THE PRICE OF TWO DEAD ISRAELI SOLDIERS
By Rabbi Rafi Rank, The CyberRav
It was a hard week for Israel. For two years the country and Jews around the world have prayed for the safe return of Ehud Goldwasser and Eldad Regev, two Israeli soldiers whose kidnapping in July of 2006 sparked the 34 day war between Israel and Hezbollah. This week, Israel’s prayers were answered, partially. Ehud and Eldad have finally returned to Israel, in coffins, and have since been buried in Israel’s sacred soil.

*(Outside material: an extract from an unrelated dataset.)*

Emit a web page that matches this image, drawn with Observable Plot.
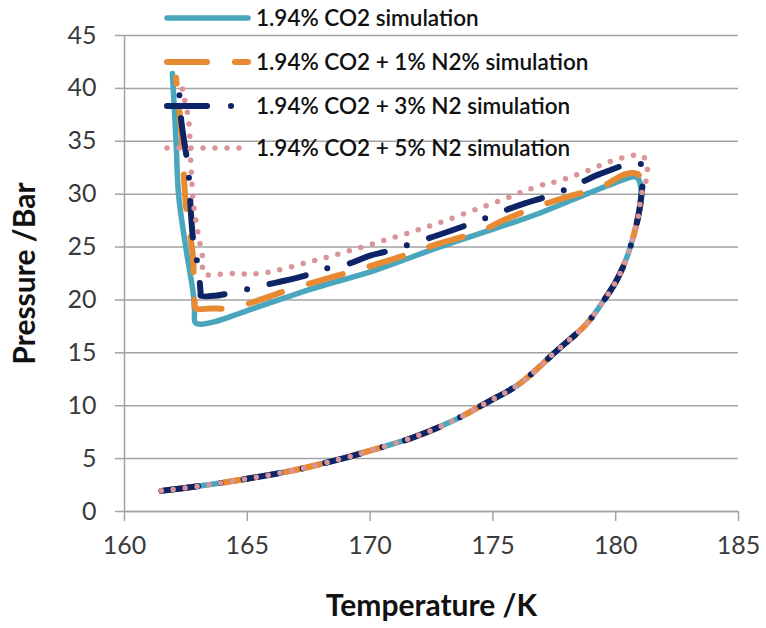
<!DOCTYPE html>
<html>
<head>
<meta charset="utf-8">
<script src="https://cdn.jsdelivr.net/npm/d3@7"></script>
<script src="https://cdn.jsdelivr.net/npm/@observablehq/plot@0.6"></script>
<style>
  html, body { margin: 0; padding: 0; background: #fff; }
  #chart { width: 766px; height: 628px; }
</style>
</head>
<body>
<div id="chart"></div>
<script>
// ---- data (Temperature K, Pressure Bar) ----
const seriesNames = [
  "1.94% CO2 simulation",
  "1.94% CO2 + 1% N2% simulation",
  "1.94% CO2 + 3% N2 simulation",
  "1.94% CO2 + 5% N2 simulation"
];
// shared lower (bubble) branch
const lowerBranch = [[161.5,1.95],[163.2,2.45],[165,3.1],[166.9,3.9],[168.7,4.9],[170,5.75],[171.75,7.0],[173.4,8.6],[174.75,10.3],[176.1,12.1],[177.6,15.2],[178.8,17.7],[179.5,19.9],[180.0,21.7],[180.45,24.0],[180.9,27.7],[181.05,30.0]];
const co2Upper = [[180.85,31.6],[179.9,31.0],[178.9,30.1],[176.9,28.2],[175.4,27.0],[172.7,24.9],[170.2,22.8],[167.7,21.1],[165,19.0],[163.6,17.9],[162.9,17.8],[162.85,19.0],[162.8,20.6],[162.5,24.9],[162.2,30],[162.1,35],[161.95,41.4]];
const n2_1Upper = [[181.05,31.0],[180.9,31.9],[180.4,31.9],[179.35,30.6],[178.1,29.8],[176.9,28.9],[175.4,27.5],[174.5,26.5],[172.9,25.4],[171.9,24.6],[170.3,23.4],[166.75,21.0],[165.1,19.7],[164.2,19.2],[163.5,19.2],[162.9,19.2],[162.85,19.9],[162.8,20.6],[162.8,23.7],[162.5,29],[162.4,32.5],[162.3,36.2],[162.1,41.0]];
const n2_3Upper = [[181.1,31.5],[181.0,32.9],[179.35,31.9],[178.5,31.0],[177.6,30.1],[176.0,28.9],[174.2,27.3],[172.6,26.0],[170.7,24.6],[170.0,24.2],[169.1,23.4],[168.1,22.9],[167.2,22.2],[165.5,21.3],[164.6,20.8],[163.7,20.4],[163.1,20.4],[163.1,20.6],[163.0,23.0],[162.8,25.6],[162.7,28.4],[162.6,32.2],[162.3,37.2],[162.2,41.3]];
const n2_5Upper = [[181.2,31.0],[181.3,32.0],[181.1,33.6],[180.2,33.4],[178.5,31.9],[177.6,31.2],[176.9,30.8],[175.4,29.5],[172.7,27.2],[170.1,25.3],[167.7,23.7],[165.5,22.5],[164.3,22.5],[163.2,22.5],[163.2,23.7],[163.0,26.2],[162.8,29.3],[162.7,33.1],[162.6,37.2],[162.4,39.4],[162.3,40.8]];
const xTicks = [160,165,170,175,180,185];
const yTicks = [0,5,10,15,20,25,30,35,40,45];

// ---- styles ----
const styles = [
  {stroke:"#4aa6bd", strokeWidth:5.5, dash:null},
  {stroke:"#e98a33", strokeWidth:6, dash:"35 28"},
  {stroke:"#0d2466", strokeWidth:6, dash:"37 23 0 23"},
  {stroke:"#d9959a", strokeWidth:5.5, dash:"0 12"}
];
const uppers = [co2Upper, n2_1Upper, n2_3Upper, n2_5Upper];
const rows = [];
uppers.forEach((u, i) => {
  lowerBranch.concat(u).forEach(([t, p]) => rows.push({series: seriesNames[i], t, p}));
});

const font = "Lato, 'Open Sans', sans-serif";
const grid = "#a3a3a3";

const lineMarks = seriesNames.map((name, i) => Plot.line(rows.filter(d => d.series === name), {
  x: "t", y: "p",
  curve: "catmull-rom",
  stroke: styles[i].stroke,
  strokeWidth: styles[i].strokeWidth,
  strokeDasharray: styles[i].dash,
  strokeLinecap: "round",
  strokeLinejoin: "round"
}));

const svg = Plot.plot({
  width: 766, height: 628,
  marginLeft: 124, marginRight: 28, marginTop: 35, marginBottom: 117,
  style: {fontFamily: font, background: "#fff", overflow: "visible"},
  x: {domain: [160, 185]},
  y: {domain: [0, 45]},
  marks: [
    Plot.gridY(yTicks, {stroke: grid, strokeOpacity: 1, strokeWidth: 1.5}),
    Plot.ruleX([160], {stroke: grid, strokeWidth: 1.5}),
    Plot.ruleY([0], {stroke: grid, strokeWidth: 1.5}),
    Plot.axisY(yTicks, {tickSize: 9, tickPadding: 19, fontSize: 25, stroke: grid, strokeWidth: 1.5, fill: "#3a3a3a", label: null, tickFormat: d => String(d)}),
    Plot.axisX(xTicks, {tickSize: 10, tickPadding: 15, fontSize: 25, stroke: grid, strokeWidth: 1.5, fill: "#3a3a3a", label: null, tickFormat: d => String(d)}),
    Plot.text(["Temperature /K"], {frameAnchor: "bottom", dy: 95, textAnchor: "middle", lineAnchor: "middle", fontSize: 30, fontWeight: "bold", fill: "#111", fontFamily: font}),
    Plot.text(["Pressure /Bar"], {frameAnchor: "left", dx: -99, textAnchor: "middle", lineAnchor: "middle", rotate: -90, fontSize: 30, fontWeight: "bold", fill: "#111", fontFamily: font}),
    ...lineMarks
  ]
});

// ---- legend (drawn into the svg, no background) ----
const legendY = [18, 62, 106, 148];
const lg = d3.select(svg).append("g").attr("class", "legend");
seriesNames.forEach((name, i) => {
  lg.append("line")
    .attr("x1", 167).attr("x2", 248)
    .attr("y1", legendY[i]).attr("y2", legendY[i])
    .attr("stroke", styles[i].stroke)
    .attr("stroke-width", styles[i].strokeWidth)
    .attr("stroke-dasharray", i === 1 ? "40 28" : i === 2 ? "40 24 0 30" : styles[i].dash)
    .attr("stroke-linecap", "round");
  lg.append("text")
    .attr("x", 256).attr("y", legendY[i])
    .attr("dy", "0.36em")
    .attr("text-anchor", "start")
    .attr("font-family", font)
    .attr("font-size", 22.5)
    .attr("font-weight", 600)
    .attr("fill", "#111")
    .text(name);
});
document.getElementById("chart").appendChild(svg);
</script>
</body>
</html>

It was a controversial return. The two were not simply returned to Israel gratis, but were part of an extensively negotiated prisoner exchange. Yes, Israel finally got Ehud and Eldad back, but in order to do so, Israel returned the remains of 199 killed Lebanese soldiers, four Lebanese combatants, and one convicted terrorist. The terrorist, Samir Kuntar, a Lebanese Druze, was convicted of killing an Israeli police officer in front of his 4 year old daughter, and then bludgeoning his daughter to death. The murders took place in 1979 and Kuntar, at the age of 16, was sentenced to 542 years in prison. He’s apparently gotten out early.
Tzahal, the Israeli Defense Forces, abides by a code in which it vows to leave no soldier on the battlefield or behind enemy lines. It’s an absolute for them and whenever we choose to live with absolutes, the inability to moderate the absolute can bring us to decisions we might later regret. Kuntar received a hero’s welcome in Lebanon. And this is what Kuntar had to say during his reception: “I return today from Palestine, but believe me, I return to Lebanon only in order to return to Palestine.” Has veShalom—God Forbid!
As someone I know once said, the only thing worse than having to bury a child is not having the child to bury. The grief of the Goldwasser and Regev families has certainly been intense, not knowing whether their two boys were dead or alive. We can all sympathize with the agony of that terrible situation. Then again, responsible leadership will never endanger the lives of a nation in deference to the desires of a few, no matter how legitimate those desires may be. If you were the prime minister of Israel, what would you have done?
This week, Israel answered the question of exactly what is the price of two dead Israeli soldiers. They are worth the remains of 199 killed Lebanese soldiers, four living Lebanese combatants, and one, very-much-alive terrorist. They say that Jews are smart businessmen. Not always.